Who relates the narrative of those chapters, however (barring some omnipresent narrator) I’m unclear on, since they end with:
“As to what occurred there, we cannot do better than quote the old hunter’s own account, as duly recorded in Dr. Watson’s Journal, to which we are already under such obligations.”
After that, the final two chapters wrap thing up nicely.
I’m avoiding looking at Sherlock Holmes timelines – of which I’m quite sure there are many — as I want to try and do my own as I go along. There is a marvelous clarity in this first novel at least, which leads me to place the main events as taking place in 1879/1880.

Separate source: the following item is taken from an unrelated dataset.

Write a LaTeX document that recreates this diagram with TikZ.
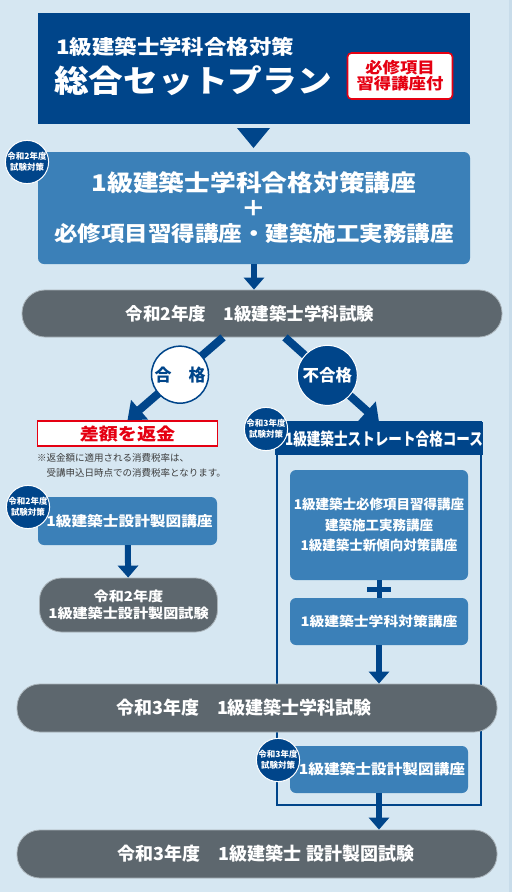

I think that this short classic deserves to be as famous as it is although I do wonder how many have actually read it. And for me at least, the hero is not the rather unlikeable Holmes, nor even Watson. It is the murderer himself – and with him, Conan Doyle paints the portrait of a remarkable and noble human being: grim, tenacious, and single minded in his pursuit of those who have done a terrible wrong to him and his.
He shouldn’t have been arrested; he should have been given a medal for leaving the world no poorer by removing two walking pieces of dirt completely from it.